Abstract

Low-frequency drift-wave instabilities play a crucial role in the radial transport of present-day tokamaks, and trapped electron collisions can significantly influence these instabilities. In this paper, the effects of trapped electron collisions on these instabilities are investigated based on linear gyro-kinetic simulations. The basic numerical techniques including dispersion relation integral method and orthogonal basis function expansion are presented in detail with necessary benchmark work. The results demonstrate that in medium gradients, the increase of trapped electron proportions promotes the growth rate and radial heat transport largely for quasi-linear trapped electron modes (TEMs) and ion temperature gradient (ITG) modes. Moreover, trapped electron collisions have strong stabilizing effects, especially for TEMs driven by electron temperature gradients.
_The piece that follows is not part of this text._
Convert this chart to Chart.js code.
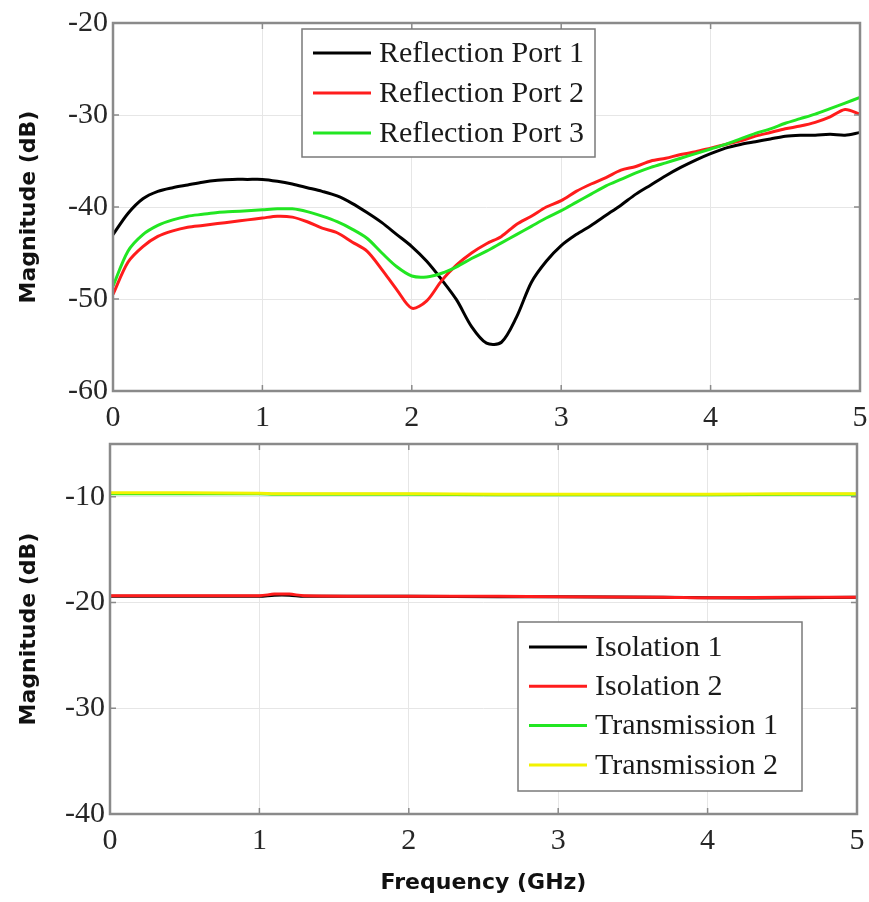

Two distinctive branches, namely Mode #1 and #2, are investigated in steep gradients. Both behave in a varied instability nature during different ranges of the normalized wave vector k^θ . Mode #1 mainly induces radial heat transport during k^θ<0.5 and is significantly suppressed by the collisions. Mode #2 mainly induces radial heat transport during 0.4<k^θ<0.8 , and is largely enhanced by the collisions. When the collisionality is large enough, Mode #2 has stronger transport capacity than the other. Mode #2 at the medium wave vector, known as dissipative TEM, may provide the mechanism of the edge coherent mode observed in EAST H-mode plasmas, wherein collisionality plays an important role in the mode excitation.